(Figure scripts)
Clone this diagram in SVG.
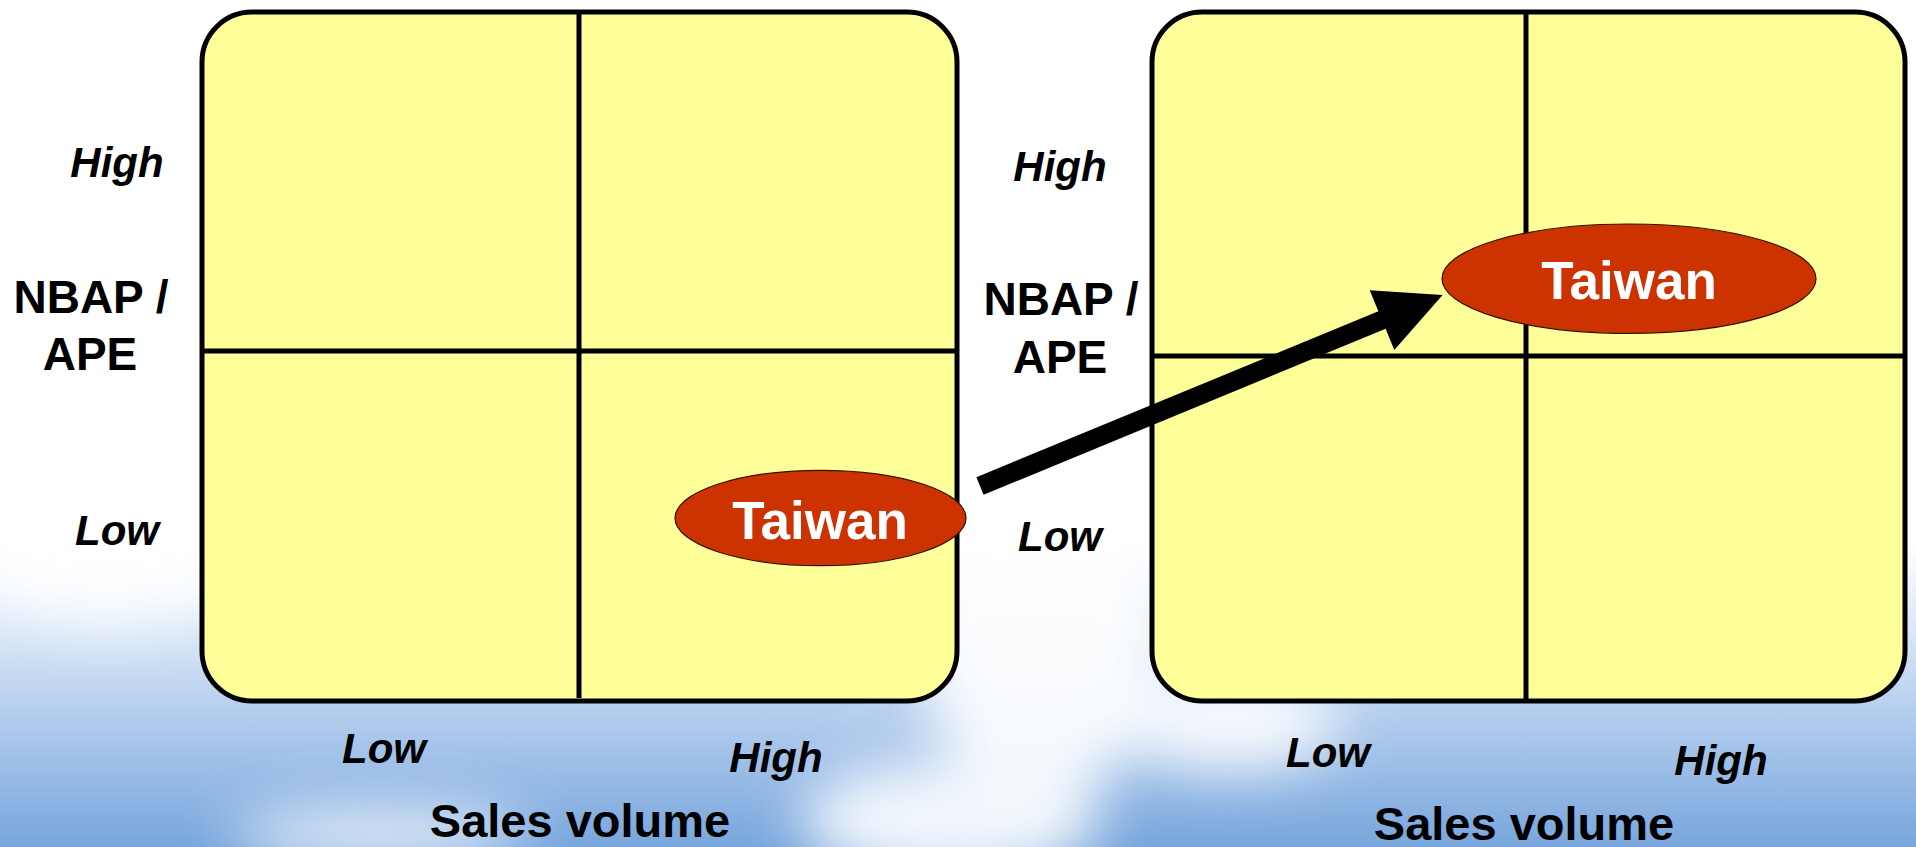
<svg xmlns="http://www.w3.org/2000/svg" width="1916" height="847" viewBox="0 0 1916 847">
  <defs>
    <linearGradient id="sky" x1="0" y1="0" x2="0" y2="1">
      <stop offset="0" stop-color="#ffffff"/>
      <stop offset="0.64" stop-color="#ffffff"/>
      <stop offset="0.74" stop-color="#dce8f7"/>
      <stop offset="0.86" stop-color="#adc9ec"/>
      <stop offset="1" stop-color="#78a6dc"/>
    </linearGradient>
    <filter id="blur" x="-50%" y="-50%" width="200%" height="200%">
      <feGaussianBlur stdDeviation="28"/>
    </filter>
    <style>
      .box { fill: #FFFF99; stroke: #000; stroke-width: 5; }
      .div { stroke: #000; stroke-width: 5; fill: none; }
      .oval { fill: #CC3300; stroke: #331100; stroke-width: 1.2; }
      .oval-t { font-family: "Liberation Sans", Arial, sans-serif; font-weight: bold; font-size: 53px; fill: #fff; text-anchor: middle; }
      .lv { font-family: "Liberation Sans", Arial, sans-serif; font-weight: bold; font-style: italic; font-size: 42px; fill: #000; text-anchor: middle; }
      .ax { font-family: "Liberation Sans", Arial, sans-serif; font-weight: bold; font-size: 46px; fill: #000; text-anchor: middle; }
      .sv { font-family: "Liberation Sans", Arial, sans-serif; font-weight: bold; font-size: 47px; fill: #000; text-anchor: middle; }
      .arrow { fill: #000; }
    </style>
  </defs>

  <g id="background">
    <rect x="0" y="0" width="1916" height="847" fill="url(#sky)"/>
    <g filter="url(#blur)" fill="#ffffff" opacity="0.9">
      <ellipse cx="1040" cy="640" rx="120" ry="160"/>
      <ellipse cx="950" cy="820" rx="150" ry="60"/>
      <ellipse cx="1230" cy="720" rx="110" ry="50"/>
      <ellipse cx="380" cy="835" rx="150" ry="25"/>
      <ellipse cx="110" cy="560" rx="140" ry="60"/>
    </g>
  </g>

  <g id="left-matrix">
    <rect class="box" x="202" y="12" width="755" height="689" rx="50" ry="50"/>
    <line class="div" x1="579" y1="12" x2="579" y2="698"/>
    <line class="div" x1="204" y1="351" x2="955" y2="351"/>
  </g>

  <g id="right-matrix">
    <rect class="box" x="1152" y="12" width="753" height="689" rx="50" ry="50"/>
    <line class="div" x1="1526" y1="12" x2="1526" y2="699"/>
    <line class="div" x1="1154" y1="356" x2="1903" y2="356"/>
  </g>

  <g id="left-labels">
    <text class="lv" x="117" y="177">High</text>
    <text class="ax" x="91" y="313">NBAP /</text>
    <text class="ax" x="90" y="370">APE</text>
    <text class="lv" x="117" y="545">Low</text>
    <text class="lv" x="384" y="763">Low</text>
    <text class="lv" x="776" y="772">High</text>
    <text class="sv" x="580" y="837">Sales volume</text>
  </g>

  <g id="right-labels">
    <text class="lv" x="1060" y="181">High</text>
    <text class="ax" x="1061" y="315">NBAP /</text>
    <text class="ax" x="1060" y="373">APE</text>
    <text class="lv" x="1060" y="551">Low</text>
    <text class="lv" x="1328" y="767">Low</text>
    <text class="lv" x="1721" y="775">High</text>
    <text class="sv" x="1524" y="840">Sales volume</text>
  </g>

  <g id="taiwan-before">
    <ellipse class="oval" cx="820.5" cy="518" rx="145.5" ry="47.7"/>
    <text class="oval-t" x="820" y="539">Taiwan</text>
  </g>

  <g id="taiwan-after">
    <ellipse class="oval" cx="1629" cy="278.7" rx="187" ry="54.7"/>
    <text class="oval-t" x="1629" y="299">Taiwan</text>
  </g>

  <g id="connectors">
    <polygon class="arrow" points="976.4,477.2 1378.4,311.2 1369.7,290.2 1442.6,295 1394.3,349.9 1385.6,328.8 983.6,494.8"/>
  </g>
</svg>
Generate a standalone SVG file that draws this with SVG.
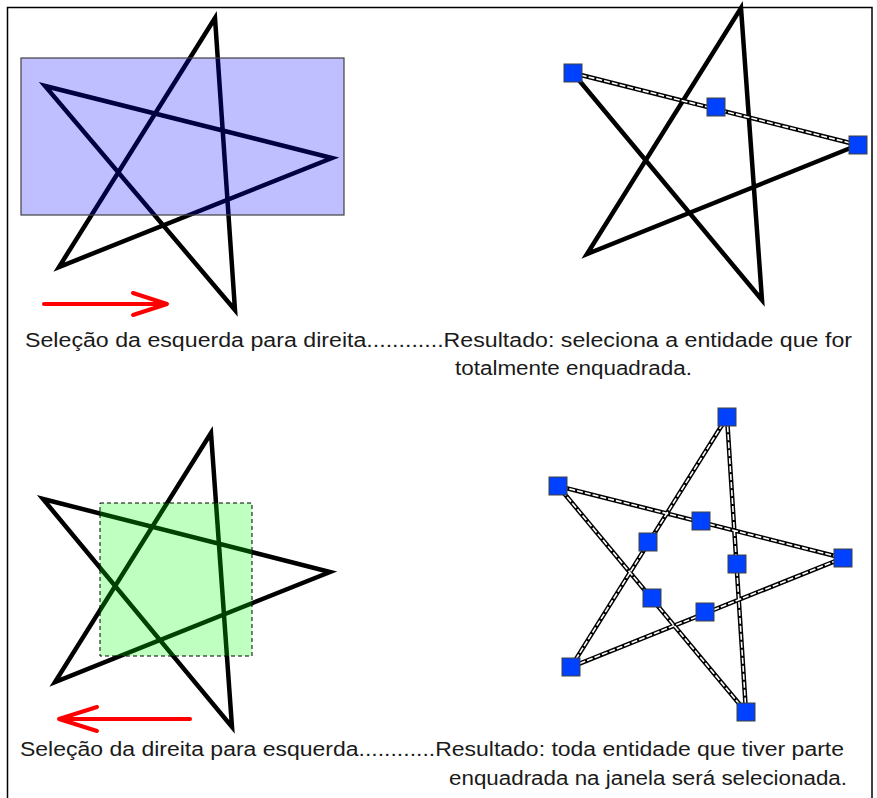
<svg xmlns="http://www.w3.org/2000/svg" width="877" height="798" viewBox="0 0 877 798">
<style>
.star{fill:none;stroke:#000;stroke-width:4.5;stroke-linejoin:miter}
.sel{fill:none;stroke:#000;stroke-width:4.5}
.selw{fill:none;stroke:#fff;stroke-width:1.6;stroke-dasharray:6 2}
.grip{fill:#0040ff;stroke:#404040;stroke-width:1}
.arrow{fill:none;stroke:#ff0000;stroke-width:4;stroke-linecap:round;stroke-linejoin:round}
.lbl{font-family:"Liberation Sans",Arial,sans-serif;font-size:20px;fill:#1a1a1a}
</style>
<rect x="0" y="0" width="877" height="798" fill="#fff"/>
<rect id="frame" x="7.5" y="7.5" width="864.5" height="800" fill="none" stroke="#000" stroke-width="1.5"/>

<g id="star-top-left">
<polygon class="star" points="215,18 59,267 332,158 45,86 235,310"/>
<rect x="21" y="58" width="323" height="157" fill="#0000ff" fill-opacity="0.25" stroke="#404040" stroke-width="1.2"/>
</g>
<g id="arrow-right">
<line class="arrow" x1="44" y1="304" x2="166" y2="304"/>
<polyline class="arrow" points="133,293 167,304 133,315"/>
</g>

<g id="star-top-right">
<polyline class="star" points="573,73 762,300 741,8 587,254 858,145"/>
<line class="sel" x1="573" y1="73" x2="858" y2="145"/>
<line class="selw" x1="573" y1="73" x2="858" y2="145"/>
<rect class="grip" x="564" y="64" width="18" height="18"/>
<rect class="grip" x="707" y="98" width="18" height="18"/>
<rect class="grip" x="849" y="136" width="18" height="18"/>
</g>

<g id="star-bottom-left">
<polygon class="star" points="211,433 55,682 330,572 43,499 232,727"/>
<rect x="100" y="503" width="152" height="153" fill="#00ff00" fill-opacity="0.25" stroke="#000" stroke-width="1" stroke-dasharray="4 3"/>
</g>
<g id="arrow-left">
<line class="arrow" x1="190" y1="719" x2="60" y2="719"/>
<polyline class="arrow" points="97,707 59,719 97,731"/>
</g>

<g id="star-bottom-right">
<polygon class="sel" points="727,417 571,667 843,558 558,486 746,712"/>
<polygon class="selw" points="727,417 571,667 843,558 558,486 746,712"/>
<rect class="grip" x="718" y="408" width="18" height="18"/>
<rect class="grip" x="549" y="477" width="18" height="18"/>
<rect class="grip" x="834" y="549" width="18" height="18"/>
<rect class="grip" x="562" y="658" width="18" height="18"/>
<rect class="grip" x="737" y="703" width="18" height="18"/>
<rect class="grip" x="692" y="512" width="18" height="18"/>
<rect class="grip" x="639" y="533" width="18" height="18"/>
<rect class="grip" x="728" y="555" width="18" height="18"/>
<rect class="grip" x="643" y="589" width="18" height="18"/>
<rect class="grip" x="696" y="603" width="18" height="18"/>
</g>

<g id="labels">
<text class="lbl" x="25" y="347" textLength="827" lengthAdjust="spacingAndGlyphs">Seleção da esquerda para direita............Resultado: seleciona a entidade que for</text>
<text class="lbl" x="455" y="375" textLength="237" lengthAdjust="spacingAndGlyphs">totalmente enquadrada.</text>
<text class="lbl" x="20" y="756" textLength="824" lengthAdjust="spacingAndGlyphs">Seleção da direita para esquerda............Resultado: toda entidade que tiver parte</text>
<text class="lbl" x="449" y="785" textLength="398" lengthAdjust="spacingAndGlyphs">enquadrada na janela será selecionada.</text>
</g>
</svg>
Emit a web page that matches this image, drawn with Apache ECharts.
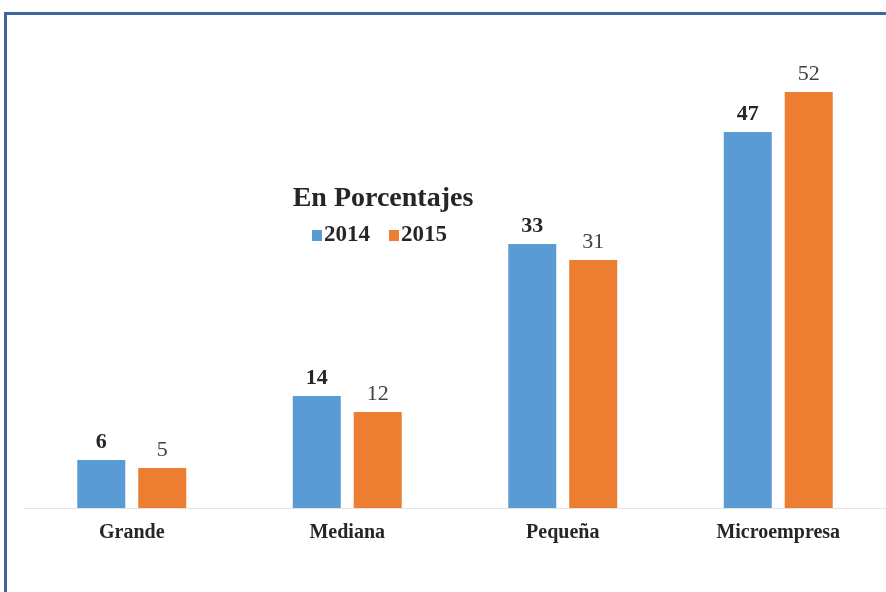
<!DOCTYPE html>
<html><head><meta charset="utf-8">
<script src="https://cdn.jsdelivr.net/npm/echarts@6/dist/echarts.min.js"></script>
<style>html,body{margin:0;padding:0;background:#fff}#c{width:886px;height:592px}</style>
</head><body><div id="c"></div>
<script>
const categories = ['Grande', 'Mediana', 'Pequeña', 'Microempresa'];
const values2014 = [6, 14, 33, 47];
const values2015 = [5, 12, 31, 52];
const seriesNames = ['2014', '2015'];
const titleText = 'En Porcentajes';

const serif = '"Liberation Serif", "DejaVu Serif", serif';
const chart = echarts.init(document.getElementById('c'));
chart.setOption({
  backgroundColor: '#fff',
  animation: false,
  graphic: [
    {type: 'line', shape: {x1: 5.5, y1: 13.5, x2: 886, y2: 13.5}, style: {stroke: '#3b66a0', lineWidth: 3}},
    {type: 'line', shape: {x1: 5.5, y1: 12, x2: 5.5, y2: 592}, style: {stroke: '#3b66a0', lineWidth: 3}}
  ],
  title: {
    text: titleText, left: 378, top: 180, textAlign: 'center',
    textStyle: {fontFamily: serif, fontSize: 28, fontWeight: 'bold', color: '#262626'}
  },
  legend: {
    data: seriesNames, left: 307, top: 219,
    itemWidth: 10, itemHeight: 11, itemGap: 19,
    icon: 'rect',
    textStyle: {fontFamily: serif, fontSize: 23, fontWeight: 'bold', color: '#262626', padding: [0, 0, 0, -3]}
  },
  grid: {left: 24, right: 0, top: 28, bottom: 84, containLabel: false},
  xAxis: {
    type: 'category', data: categories,
    axisLine: {lineStyle: {color: '#e3e3e3', width: 1}},
    axisTick: {show: false},
    axisLabel: {fontFamily: serif, fontSize: 20, fontWeight: 'bold', color: '#262626', margin: 15}
  },
  yAxis: {type: 'value', min: 0, max: 60, show: false, splitLine: {show: false}},
  series: [
    {name: seriesNames[0], type: 'bar', data: values2014, barWidth: 48, barGap: '27%',
     itemStyle: {color: '#5b9bd5'},
     label: {show: true, position: 'top', distance: 7, fontFamily: serif, fontSize: 22, fontWeight: 'bold', color: '#262626'}},
    {name: seriesNames[1], type: 'bar', data: values2015, barWidth: 48,
     itemStyle: {color: '#ed7d31'},
     label: {show: true, position: 'top', distance: 7, fontFamily: serif, fontSize: 22, color: '#404040'}}
  ]
});
</script></body></html>
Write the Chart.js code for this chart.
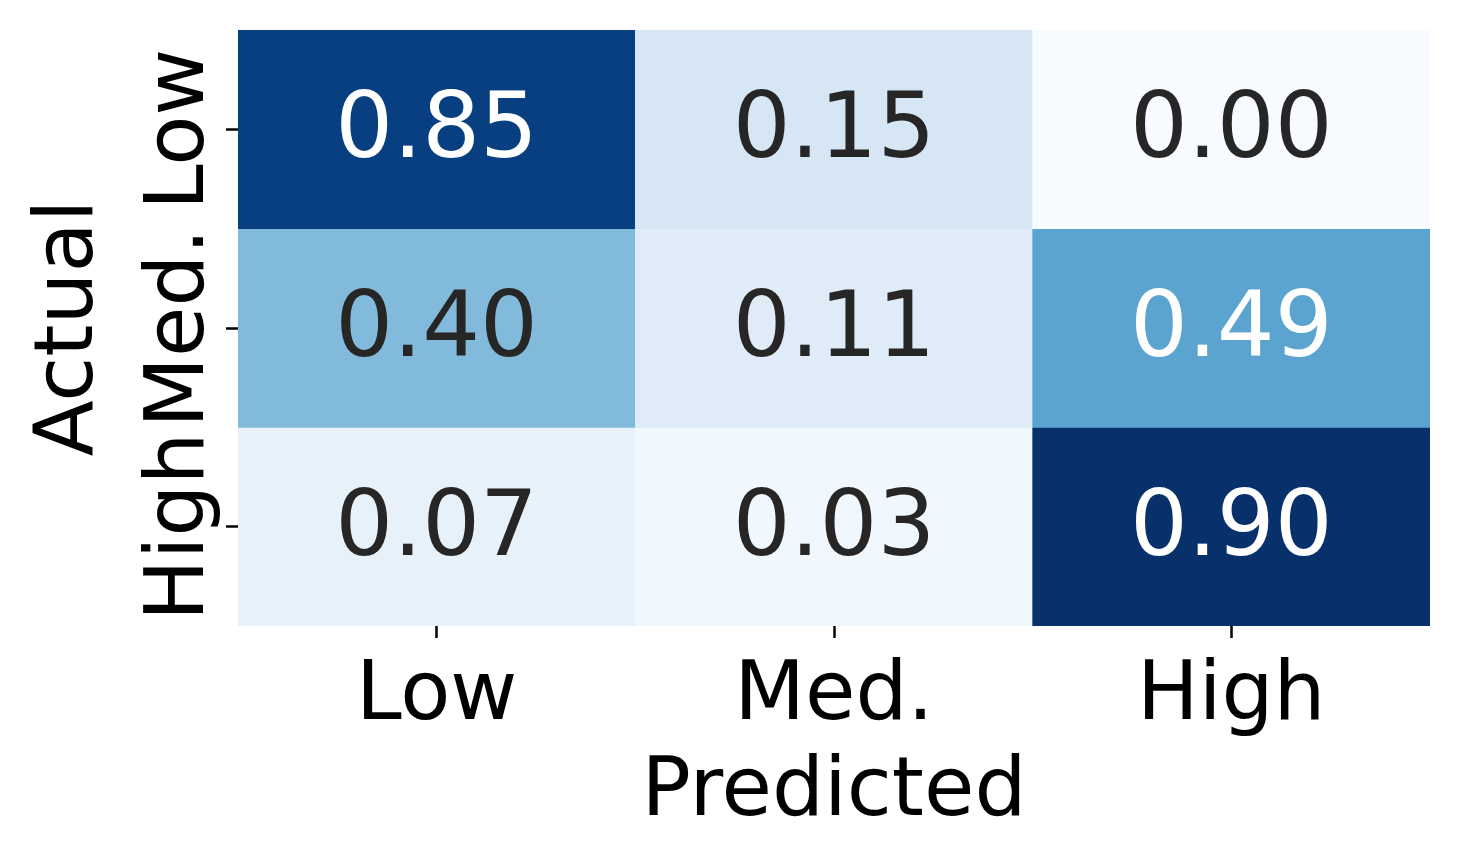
<!DOCTYPE html>
<html>
<head>
<meta charset="utf-8">
<script src="https://cdn.jsdelivr.net/npm/chart.js@4.4.1/dist/chart.umd.min.js"></script>
<style>
  body { margin: 0; background: #fff; }
</style>
</head>
<body>
<canvas id="cm" width="1460" height="864"></canvas>
<script>
// confusion matrix, rows = actual, columns = predicted
const predictedLabels = ['Low', 'Med.', 'High'];
const actualLabels = ['Low', 'Med.', 'High'];
const rowLow = [0.85, 0.15, 0.00];
const rowMed = [0.40, 0.11, 0.49];
const rowHigh = [0.07, 0.03, 0.90];
const rows = [rowLow, rowMed, rowHigh];

const FONT = "'DejaVu Sans', sans-serif";

// matplotlib "Blues"
const blues = ['#f7fbff', '#deebf7', '#c6dbef', '#9ecae1', '#6baed6', '#4292c6', '#2171b5', '#08519c', '#08306b'];
const allVals = rows.flat();
const vmin = Math.min(...allVals);
const vmax = Math.max(...allVals);

function hexToRgb(h) {
    return [parseInt(h.slice(1, 3), 16), parseInt(h.slice(3, 5), 16), parseInt(h.slice(5, 7), 16)];
}

function bluesRgb(v) {
    let t = (v - vmin) / (vmax - vmin);
    t = Math.max(0, Math.min(1, t)) * (blues.length - 1);
    const i = Math.min(Math.floor(t), blues.length - 2);
    const f = t - i;
    const a = hexToRgb(blues[i]), b = hexToRgb(blues[i + 1]);
    return a.map((c, k) => Math.round(c + (b[k] - c) * f));
}

function cellColor(v) {
    const c = bluesRgb(v);
    return `rgb(${c[0]}, ${c[1]}, ${c[2]})`;
}

function textColor(v) {
    const lum = bluesRgb(v).map(c => {
        c /= 255;
        return c <= 0.03928 ? c / 12.92 : Math.pow((c + 0.055) / 1.055, 2.4);
    });
    const l = 0.2126 * lum[0] + 0.7152 * lum[1] + 0.0722 * lum[2];
    return l > 0.408 ? '#262626' : '#ffffff';
}

const datasets = rows.map((row, r) => ({
    label: actualLabels[r],
    data: row.map(() => [r, r + 1]),
    values: row,
    backgroundColor: row.map(v => cellColor(v)),
    borderWidth: 0,
    grouped: false,
    barPercentage: 1,
    categoryPercentage: 1,
}));

const annotate = {
    id: 'annotate',
    afterDatasetsDraw(chart) {
        const ctx = chart.ctx;
        ctx.save();
        ctx.font = `91px ${FONT}`;
        ctx.textAlign = 'center';
        ctx.textBaseline = 'alphabetic';
        chart.data.datasets.forEach((ds, di) => {
            chart.getDatasetMeta(di).data.forEach((bar, i) => {
                const v = ds.values[i];
                const cy = (bar.y + bar.base) / 2;
                ctx.fillStyle = textColor(v);
                ctx.fillText(v.toFixed(2), bar.x, cy + 28);
            });
        });
        ctx.restore();

        // rotated tick labels on the actual axis
        const ys = chart.scales.y;
        ctx.save();
        ctx.font = `82px ${FONT}`;
        ctx.fillStyle = '#000';
        ctx.textAlign = 'center';
        ctx.textBaseline = 'alphabetic';
        ys.ticks.forEach((t, i) => {
            ctx.save();
            ctx.translate(chart.chartArea.left - 35, ys.getPixelForValue(t.value));
            ctx.rotate(-Math.PI / 2);
            ctx.fillText(actualLabels[i], 0, 0);
            ctx.restore();
        });
        ctx.restore();
    }
};

new Chart(document.getElementById('cm'), {
    type: 'bar',
    data: {
        labels: predictedLabels,
        datasets: datasets
    },
    options: {
        responsive: false,
        animation: false,
        layout: { padding: { left: 0, right: 30, top: 30, bottom: 0 } },
        plugins: {
            legend: { display: false },
            tooltip: { enabled: false }
        },
        scales: {
            x: {
                grid: {
                    offset: false,
                    drawOnChartArea: false,
                    drawTicks: true,
                    tickLength: 12,
                    tickWidth: 2.5,
                    tickColor: '#000'
                },
                border: { display: false },
                ticks: {
                    color: '#000',
                    font: { family: FONT, size: 82, lineHeight: 1 },
                    padding: 19,
                    maxRotation: 0
                },
                title: {
                    display: true,
                    text: 'Predicted',
                    color: '#000',
                    font: { family: FONT, size: 82, lineHeight: 1 },
                    padding: { top: 0, bottom: 29 }
                },
                afterFit: s => { s.height = 238; }
            },
            y: {
                type: 'linear',
                min: 0,
                max: 3,
                reverse: true,
                afterBuildTicks: s => {
                    s.ticks = actualLabels.map((_, i) => ({ value: i + 0.5 }));
                },
                grid: {
                    drawOnChartArea: false,
                    drawTicks: true,
                    tickLength: 12,
                    tickWidth: 2.5,
                    tickColor: '#000'
                },
                border: { display: false },
                ticks: { display: false },
                title: {
                    display: true,
                    text: 'Actual',
                    color: '#000',
                    font: { family: FONT, size: 82, lineHeight: 1 },
                    padding: { top: 30, bottom: 0 }
                },
                afterFit: s => { s.width = 238; }
            }
        }
    },
    plugins: [annotate]
});
</script>
</body>
</html>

### EXERCISE:
Return every line containing "with".

### COMPLETE ANSWER:
Generate a standalone SVG file that draws this with SVG.
Emit a web page that matches this image, drawn with Apache ECharts.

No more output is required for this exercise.